» **The records**:
-=-=-

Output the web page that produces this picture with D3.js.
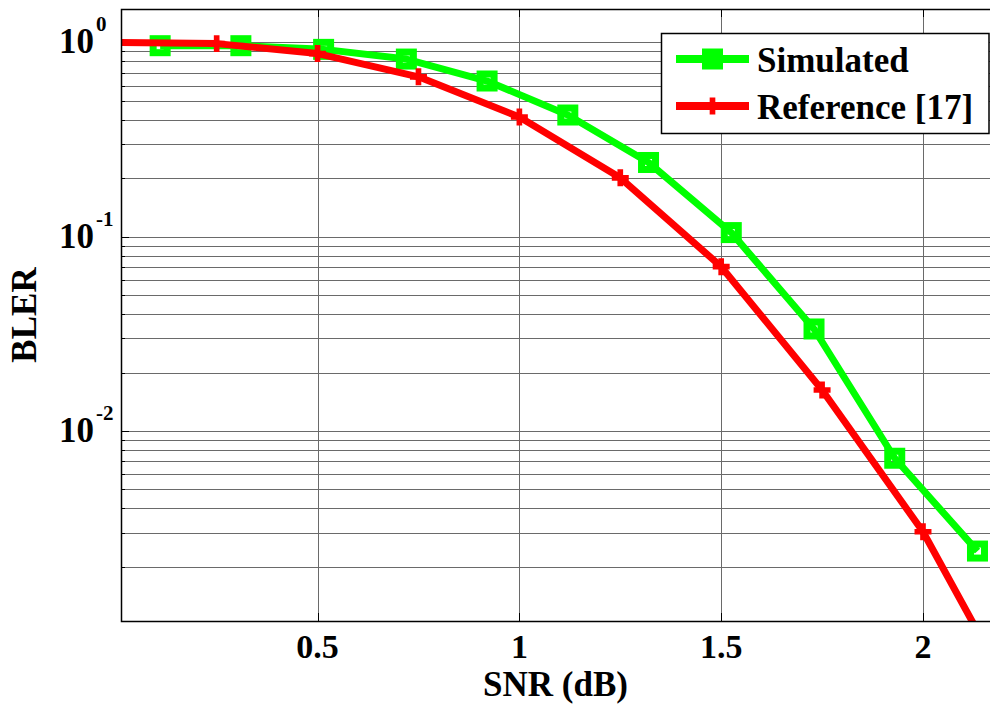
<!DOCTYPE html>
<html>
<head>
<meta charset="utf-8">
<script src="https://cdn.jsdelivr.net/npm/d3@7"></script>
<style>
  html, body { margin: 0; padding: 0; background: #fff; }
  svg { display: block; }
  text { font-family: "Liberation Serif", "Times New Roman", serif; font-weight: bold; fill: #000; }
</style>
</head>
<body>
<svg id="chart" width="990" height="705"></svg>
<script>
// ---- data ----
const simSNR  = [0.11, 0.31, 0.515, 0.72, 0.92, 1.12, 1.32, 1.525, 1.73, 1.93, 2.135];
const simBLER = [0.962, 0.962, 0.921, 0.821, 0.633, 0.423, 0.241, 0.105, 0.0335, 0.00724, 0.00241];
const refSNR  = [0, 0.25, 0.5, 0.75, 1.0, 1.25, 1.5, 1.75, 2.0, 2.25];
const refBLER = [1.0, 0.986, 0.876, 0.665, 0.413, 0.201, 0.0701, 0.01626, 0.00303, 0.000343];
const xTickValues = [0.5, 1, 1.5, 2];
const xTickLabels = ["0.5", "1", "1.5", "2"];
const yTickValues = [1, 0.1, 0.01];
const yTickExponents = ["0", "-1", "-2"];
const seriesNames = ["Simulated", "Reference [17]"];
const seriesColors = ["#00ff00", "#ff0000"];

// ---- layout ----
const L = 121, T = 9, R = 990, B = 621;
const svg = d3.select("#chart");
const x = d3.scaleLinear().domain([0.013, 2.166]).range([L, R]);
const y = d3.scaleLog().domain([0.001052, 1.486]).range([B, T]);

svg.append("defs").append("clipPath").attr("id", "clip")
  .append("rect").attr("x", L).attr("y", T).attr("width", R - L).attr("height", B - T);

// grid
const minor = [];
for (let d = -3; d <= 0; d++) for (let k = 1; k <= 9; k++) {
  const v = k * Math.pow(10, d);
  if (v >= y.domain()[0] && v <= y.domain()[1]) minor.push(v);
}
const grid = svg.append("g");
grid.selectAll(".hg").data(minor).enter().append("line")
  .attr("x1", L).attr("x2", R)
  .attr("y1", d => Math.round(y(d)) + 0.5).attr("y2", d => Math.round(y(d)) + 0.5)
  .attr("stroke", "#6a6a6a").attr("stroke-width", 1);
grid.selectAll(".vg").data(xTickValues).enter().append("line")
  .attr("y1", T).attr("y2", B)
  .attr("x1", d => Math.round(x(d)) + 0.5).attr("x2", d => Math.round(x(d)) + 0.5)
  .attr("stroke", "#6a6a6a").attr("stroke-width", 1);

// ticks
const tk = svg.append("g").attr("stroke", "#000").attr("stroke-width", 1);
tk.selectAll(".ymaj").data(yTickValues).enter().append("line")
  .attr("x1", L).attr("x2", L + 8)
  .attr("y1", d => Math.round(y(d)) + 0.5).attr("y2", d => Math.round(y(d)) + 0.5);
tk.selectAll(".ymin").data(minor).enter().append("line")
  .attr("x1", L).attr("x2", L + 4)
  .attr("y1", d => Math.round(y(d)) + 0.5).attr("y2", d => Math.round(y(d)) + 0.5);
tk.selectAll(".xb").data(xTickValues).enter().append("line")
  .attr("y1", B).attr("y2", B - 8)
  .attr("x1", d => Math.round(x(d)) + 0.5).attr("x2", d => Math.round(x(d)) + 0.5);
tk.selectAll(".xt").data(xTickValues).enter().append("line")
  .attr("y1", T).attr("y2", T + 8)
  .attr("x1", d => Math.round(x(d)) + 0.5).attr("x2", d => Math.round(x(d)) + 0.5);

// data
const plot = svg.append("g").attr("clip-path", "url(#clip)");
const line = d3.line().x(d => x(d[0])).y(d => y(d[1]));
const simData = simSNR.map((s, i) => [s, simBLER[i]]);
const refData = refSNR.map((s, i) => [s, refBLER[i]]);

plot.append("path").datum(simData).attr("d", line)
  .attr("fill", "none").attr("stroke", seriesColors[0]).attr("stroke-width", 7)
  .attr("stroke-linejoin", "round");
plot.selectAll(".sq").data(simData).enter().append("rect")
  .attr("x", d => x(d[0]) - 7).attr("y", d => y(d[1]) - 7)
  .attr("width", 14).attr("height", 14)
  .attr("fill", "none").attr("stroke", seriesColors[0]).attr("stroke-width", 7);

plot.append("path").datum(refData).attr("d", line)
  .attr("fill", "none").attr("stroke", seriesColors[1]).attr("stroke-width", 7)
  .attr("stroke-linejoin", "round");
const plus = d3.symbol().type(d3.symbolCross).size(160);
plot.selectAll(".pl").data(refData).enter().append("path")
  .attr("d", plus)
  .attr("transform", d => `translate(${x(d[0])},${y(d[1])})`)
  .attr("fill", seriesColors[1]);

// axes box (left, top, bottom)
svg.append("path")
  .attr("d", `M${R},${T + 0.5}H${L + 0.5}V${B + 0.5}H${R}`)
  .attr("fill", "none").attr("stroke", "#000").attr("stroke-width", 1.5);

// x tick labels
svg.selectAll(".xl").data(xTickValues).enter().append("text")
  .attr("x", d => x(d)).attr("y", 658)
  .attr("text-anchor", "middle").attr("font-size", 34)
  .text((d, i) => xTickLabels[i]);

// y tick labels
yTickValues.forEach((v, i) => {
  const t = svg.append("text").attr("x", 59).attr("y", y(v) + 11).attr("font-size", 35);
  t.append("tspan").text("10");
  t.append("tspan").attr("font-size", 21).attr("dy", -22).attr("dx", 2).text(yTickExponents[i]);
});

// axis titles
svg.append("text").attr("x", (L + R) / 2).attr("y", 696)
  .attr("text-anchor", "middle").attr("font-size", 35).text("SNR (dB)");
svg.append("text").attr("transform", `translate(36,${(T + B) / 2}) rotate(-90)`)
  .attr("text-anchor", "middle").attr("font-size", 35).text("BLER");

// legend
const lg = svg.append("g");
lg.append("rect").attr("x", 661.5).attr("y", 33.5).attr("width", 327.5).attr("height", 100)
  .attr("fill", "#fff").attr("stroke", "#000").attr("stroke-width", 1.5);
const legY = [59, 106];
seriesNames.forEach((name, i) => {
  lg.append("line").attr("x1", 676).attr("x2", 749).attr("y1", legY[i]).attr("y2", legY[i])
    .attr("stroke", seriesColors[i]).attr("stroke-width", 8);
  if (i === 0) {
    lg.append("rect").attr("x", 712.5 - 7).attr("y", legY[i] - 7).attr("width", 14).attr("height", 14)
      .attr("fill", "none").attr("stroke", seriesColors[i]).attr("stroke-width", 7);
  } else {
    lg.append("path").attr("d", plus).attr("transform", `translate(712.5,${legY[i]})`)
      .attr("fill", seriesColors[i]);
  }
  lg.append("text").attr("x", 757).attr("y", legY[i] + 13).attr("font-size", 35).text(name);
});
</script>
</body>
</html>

-=-=-

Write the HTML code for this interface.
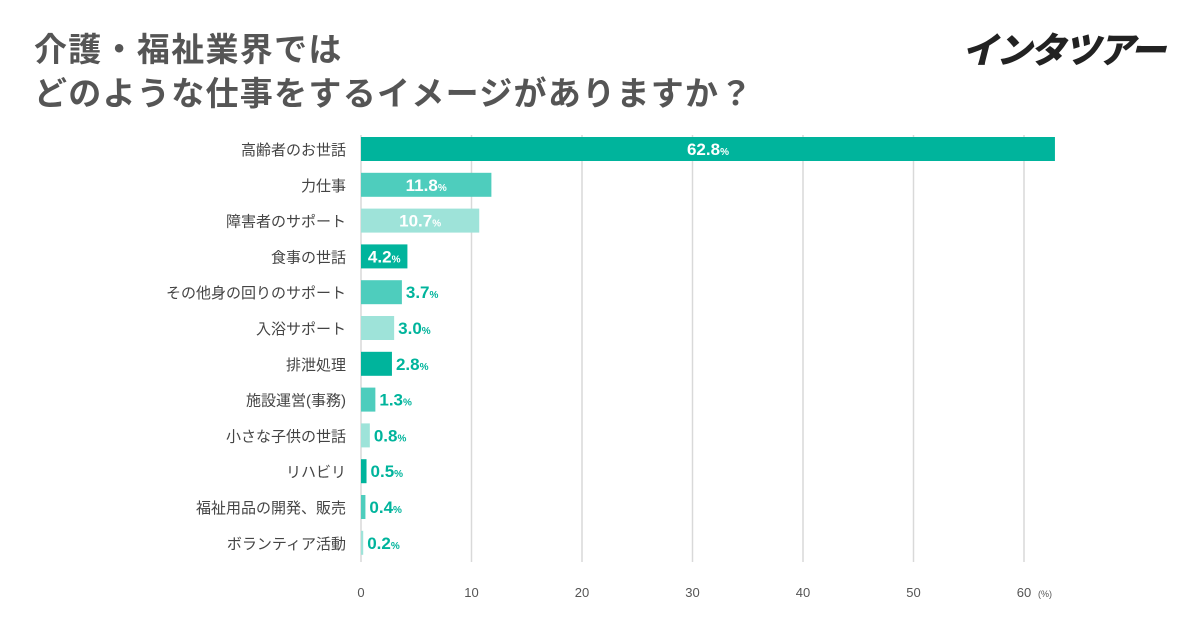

-=-=-

Search the data above for the string "this" and return every line that has it.

Output the web page that produces this picture with D3.js.
Write the HTML code for this interface.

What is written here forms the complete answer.